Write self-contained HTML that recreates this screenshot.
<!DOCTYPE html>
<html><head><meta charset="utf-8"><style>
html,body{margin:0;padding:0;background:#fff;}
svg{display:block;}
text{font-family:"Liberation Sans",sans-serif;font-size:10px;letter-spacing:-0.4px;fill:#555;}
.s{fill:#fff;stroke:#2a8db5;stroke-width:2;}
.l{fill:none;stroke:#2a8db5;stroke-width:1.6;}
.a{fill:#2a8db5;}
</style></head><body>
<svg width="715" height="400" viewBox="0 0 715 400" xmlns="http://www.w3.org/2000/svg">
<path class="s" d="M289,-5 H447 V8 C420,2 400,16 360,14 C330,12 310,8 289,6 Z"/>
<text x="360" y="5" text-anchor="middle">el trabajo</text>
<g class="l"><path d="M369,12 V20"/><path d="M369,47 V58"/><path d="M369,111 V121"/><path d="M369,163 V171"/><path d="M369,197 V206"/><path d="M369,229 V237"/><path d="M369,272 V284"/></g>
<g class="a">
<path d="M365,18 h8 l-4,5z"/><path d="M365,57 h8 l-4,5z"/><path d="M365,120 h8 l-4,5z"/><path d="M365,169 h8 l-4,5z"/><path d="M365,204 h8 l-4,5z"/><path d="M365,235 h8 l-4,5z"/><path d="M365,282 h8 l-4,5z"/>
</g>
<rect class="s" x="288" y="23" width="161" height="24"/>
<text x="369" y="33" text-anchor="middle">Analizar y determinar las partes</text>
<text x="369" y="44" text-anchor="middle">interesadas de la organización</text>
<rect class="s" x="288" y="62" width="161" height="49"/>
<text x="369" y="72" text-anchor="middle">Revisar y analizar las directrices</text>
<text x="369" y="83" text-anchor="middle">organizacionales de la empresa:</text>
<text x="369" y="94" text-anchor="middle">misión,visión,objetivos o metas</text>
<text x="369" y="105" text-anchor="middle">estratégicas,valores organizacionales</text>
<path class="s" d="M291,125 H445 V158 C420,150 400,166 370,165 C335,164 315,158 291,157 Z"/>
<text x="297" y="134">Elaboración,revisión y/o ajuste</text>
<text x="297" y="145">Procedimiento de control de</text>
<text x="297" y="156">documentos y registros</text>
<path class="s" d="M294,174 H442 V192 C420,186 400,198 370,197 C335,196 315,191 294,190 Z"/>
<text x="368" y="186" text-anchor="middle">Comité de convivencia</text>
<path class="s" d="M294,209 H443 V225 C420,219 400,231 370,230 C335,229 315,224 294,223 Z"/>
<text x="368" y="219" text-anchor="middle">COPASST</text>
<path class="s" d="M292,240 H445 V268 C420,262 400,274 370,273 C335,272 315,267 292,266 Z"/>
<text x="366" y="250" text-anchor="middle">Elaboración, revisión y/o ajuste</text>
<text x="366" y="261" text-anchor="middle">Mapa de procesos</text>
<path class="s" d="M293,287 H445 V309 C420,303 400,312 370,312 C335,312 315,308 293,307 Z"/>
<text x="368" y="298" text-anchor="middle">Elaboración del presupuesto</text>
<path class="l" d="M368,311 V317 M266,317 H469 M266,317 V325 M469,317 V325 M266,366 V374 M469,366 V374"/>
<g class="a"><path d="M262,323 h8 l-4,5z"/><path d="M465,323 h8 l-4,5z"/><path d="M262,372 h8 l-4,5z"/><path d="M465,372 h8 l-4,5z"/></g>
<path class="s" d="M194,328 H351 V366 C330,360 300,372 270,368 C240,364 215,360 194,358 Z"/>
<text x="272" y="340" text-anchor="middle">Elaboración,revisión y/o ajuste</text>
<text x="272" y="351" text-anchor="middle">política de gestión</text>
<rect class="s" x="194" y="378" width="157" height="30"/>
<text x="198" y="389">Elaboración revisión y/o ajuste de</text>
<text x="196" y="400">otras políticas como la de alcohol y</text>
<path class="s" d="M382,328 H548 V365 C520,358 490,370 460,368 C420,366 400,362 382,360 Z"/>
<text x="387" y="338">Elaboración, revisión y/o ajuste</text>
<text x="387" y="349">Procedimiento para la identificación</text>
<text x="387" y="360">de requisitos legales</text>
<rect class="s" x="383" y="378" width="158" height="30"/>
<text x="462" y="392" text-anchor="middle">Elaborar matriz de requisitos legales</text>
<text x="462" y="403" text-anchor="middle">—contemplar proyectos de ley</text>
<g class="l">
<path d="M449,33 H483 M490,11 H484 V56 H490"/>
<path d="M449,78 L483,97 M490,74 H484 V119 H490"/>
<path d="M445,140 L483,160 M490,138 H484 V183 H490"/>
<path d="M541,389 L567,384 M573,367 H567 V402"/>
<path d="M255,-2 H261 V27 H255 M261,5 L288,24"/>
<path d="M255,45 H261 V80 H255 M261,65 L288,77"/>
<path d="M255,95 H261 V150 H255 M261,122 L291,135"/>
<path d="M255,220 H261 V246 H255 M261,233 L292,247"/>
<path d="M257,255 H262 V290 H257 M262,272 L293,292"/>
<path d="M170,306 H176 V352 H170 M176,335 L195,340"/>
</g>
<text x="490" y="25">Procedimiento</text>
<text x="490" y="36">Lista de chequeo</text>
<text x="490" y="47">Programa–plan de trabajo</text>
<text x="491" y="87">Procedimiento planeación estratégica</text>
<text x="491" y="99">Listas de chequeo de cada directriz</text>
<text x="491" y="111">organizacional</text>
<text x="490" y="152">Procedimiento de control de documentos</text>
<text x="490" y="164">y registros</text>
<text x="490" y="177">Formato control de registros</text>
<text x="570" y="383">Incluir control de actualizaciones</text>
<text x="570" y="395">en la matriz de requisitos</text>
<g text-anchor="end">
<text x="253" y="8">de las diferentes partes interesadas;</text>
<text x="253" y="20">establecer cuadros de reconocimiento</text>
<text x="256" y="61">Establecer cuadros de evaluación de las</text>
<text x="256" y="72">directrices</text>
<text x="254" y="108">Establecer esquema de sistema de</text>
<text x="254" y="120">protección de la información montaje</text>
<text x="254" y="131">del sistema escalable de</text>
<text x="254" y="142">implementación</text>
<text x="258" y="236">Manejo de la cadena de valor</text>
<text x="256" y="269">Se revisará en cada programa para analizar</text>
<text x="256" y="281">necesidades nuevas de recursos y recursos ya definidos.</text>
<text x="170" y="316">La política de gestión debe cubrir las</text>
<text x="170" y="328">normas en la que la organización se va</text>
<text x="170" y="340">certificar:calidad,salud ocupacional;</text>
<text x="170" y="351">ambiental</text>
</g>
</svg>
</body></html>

* [Given task] Word for word, write out all of the data above.

* [The result]
Write self-contained HTML that recreates this screenshot.
<!DOCTYPE html>
<html><head><meta charset="utf-8"><style>
html,body{margin:0;padding:0;background:#fff;}
svg{display:block;}
text{font-family:"Liberation Sans",sans-serif;font-size:10px;letter-spacing:-0.4px;fill:#555;}
.s{fill:#fff;stroke:#2a8db5;stroke-width:2;}
.l{fill:none;stroke:#2a8db5;stroke-width:1.6;}
.a{fill:#2a8db5;}
</style></head><body>
<svg width="715" height="400" viewBox="0 0 715 400" xmlns="http://www.w3.org/2000/svg">
<path class="s" d="M289,-5 H447 V8 C420,2 400,16 360,14 C330,12 310,8 289,6 Z"/>
<text x="360" y="5" text-anchor="middle">el trabajo</text>
<g class="l"><path d="M369,12 V20"/><path d="M369,47 V58"/><path d="M369,111 V121"/><path d="M369,163 V171"/><path d="M369,197 V206"/><path d="M369,229 V237"/><path d="M369,272 V284"/></g>
<g class="a">
<path d="M365,18 h8 l-4,5z"/><path d="M365,57 h8 l-4,5z"/><path d="M365,120 h8 l-4,5z"/><path d="M365,169 h8 l-4,5z"/><path d="M365,204 h8 l-4,5z"/><path d="M365,235 h8 l-4,5z"/><path d="M365,282 h8 l-4,5z"/>
</g>
<rect class="s" x="288" y="23" width="161" height="24"/>
<text x="369" y="33" text-anchor="middle">Analizar y determinar las partes</text>
<text x="369" y="44" text-anchor="middle">interesadas de la organización</text>
<rect class="s" x="288" y="62" width="161" height="49"/>
<text x="369" y="72" text-anchor="middle">Revisar y analizar las directrices</text>
<text x="369" y="83" text-anchor="middle">organizacionales de la empresa:</text>
<text x="369" y="94" text-anchor="middle">misión,visión,objetivos o metas</text>
<text x="369" y="105" text-anchor="middle">estratégicas,valores organizacionales</text>
<path class="s" d="M291,125 H445 V158 C420,150 400,166 370,165 C335,164 315,158 291,157 Z"/>
<text x="297" y="134">Elaboración,revisión y/o ajuste</text>
<text x="297" y="145">Procedimiento de control de</text>
<text x="297" y="156">documentos y registros</text>
<path class="s" d="M294,174 H442 V192 C420,186 400,198 370,197 C335,196 315,191 294,190 Z"/>
<text x="368" y="186" text-anchor="middle">Comité de convivencia</text>
<path class="s" d="M294,209 H443 V225 C420,219 400,231 370,230 C335,229 315,224 294,223 Z"/>
<text x="368" y="219" text-anchor="middle">COPASST</text>
<path class="s" d="M292,240 H445 V268 C420,262 400,274 370,273 C335,272 315,267 292,266 Z"/>
<text x="366" y="250" text-anchor="middle">Elaboración, revisión y/o ajuste</text>
<text x="366" y="261" text-anchor="middle">Mapa de procesos</text>
<path class="s" d="M293,287 H445 V309 C420,303 400,312 370,312 C335,312 315,308 293,307 Z"/>
<text x="368" y="298" text-anchor="middle">Elaboración del presupuesto</text>
<path class="l" d="M368,311 V317 M266,317 H469 M266,317 V325 M469,317 V325 M266,366 V374 M469,366 V374"/>
<g class="a"><path d="M262,323 h8 l-4,5z"/><path d="M465,323 h8 l-4,5z"/><path d="M262,372 h8 l-4,5z"/><path d="M465,372 h8 l-4,5z"/></g>
<path class="s" d="M194,328 H351 V366 C330,360 300,372 270,368 C240,364 215,360 194,358 Z"/>
<text x="272" y="340" text-anchor="middle">Elaboración,revisión y/o ajuste</text>
<text x="272" y="351" text-anchor="middle">política de gestión</text>
<rect class="s" x="194" y="378" width="157" height="30"/>
<text x="198" y="389">Elaboración revisión y/o ajuste de</text>
<text x="196" y="400">otras políticas como la de alcohol y</text>
<path class="s" d="M382,328 H548 V365 C520,358 490,370 460,368 C420,366 400,362 382,360 Z"/>
<text x="387" y="338">Elaboración, revisión y/o ajuste</text>
<text x="387" y="349">Procedimiento para la identificación</text>
<text x="387" y="360">de requisitos legales</text>
<rect class="s" x="383" y="378" width="158" height="30"/>
<text x="462" y="392" text-anchor="middle">Elaborar matriz de requisitos legales</text>
<text x="462" y="403" text-anchor="middle">—contemplar proyectos de ley</text>
<g class="l">
<path d="M449,33 H483 M490,11 H484 V56 H490"/>
<path d="M449,78 L483,97 M490,74 H484 V119 H490"/>
<path d="M445,140 L483,160 M490,138 H484 V183 H490"/>
<path d="M541,389 L567,384 M573,367 H567 V402"/>
<path d="M255,-2 H261 V27 H255 M261,5 L288,24"/>
<path d="M255,45 H261 V80 H255 M261,65 L288,77"/>
<path d="M255,95 H261 V150 H255 M261,122 L291,135"/>
<path d="M255,220 H261 V246 H255 M261,233 L292,247"/>
<path d="M257,255 H262 V290 H257 M262,272 L293,292"/>
<path d="M170,306 H176 V352 H170 M176,335 L195,340"/>
</g>
<text x="490" y="25">Procedimiento</text>
<text x="490" y="36">Lista de chequeo</text>
<text x="490" y="47">Programa–plan de trabajo</text>
<text x="491" y="87">Procedimiento planeación estratégica</text>
<text x="491" y="99">Listas de chequeo de cada directriz</text>
<text x="491" y="111">organizacional</text>
<text x="490" y="152">Procedimiento de control de documentos</text>
<text x="490" y="164">y registros</text>
<text x="490" y="177">Formato control de registros</text>
<text x="570" y="383">Incluir control de actualizaciones</text>
<text x="570" y="395">en la matriz de requisitos</text>
<g text-anchor="end">
<text x="253" y="8">de las diferentes partes interesadas;</text>
<text x="253" y="20">establecer cuadros de reconocimiento</text>
<text x="256" y="61">Establecer cuadros de evaluación de las</text>
<text x="256" y="72">directrices</text>
<text x="254" y="108">Establecer esquema de sistema de</text>
<text x="254" y="120">protección de la información montaje</text>
<text x="254" y="131">del sistema escalable de</text>
<text x="254" y="142">implementación</text>
<text x="258" y="236">Manejo de la cadena de valor</text>
<text x="256" y="269">Se revisará en cada programa para analizar</text>
<text x="256" y="281">necesidades nuevas de recursos y recursos ya definidos.</text>
<text x="170" y="316">La política de gestión debe cubrir las</text>
<text x="170" y="328">normas en la que la organización se va</text>
<text x="170" y="340">certificar:calidad,salud ocupacional;</text>
<text x="170" y="351">ambiental</text>
</g>
</svg>
</body></html>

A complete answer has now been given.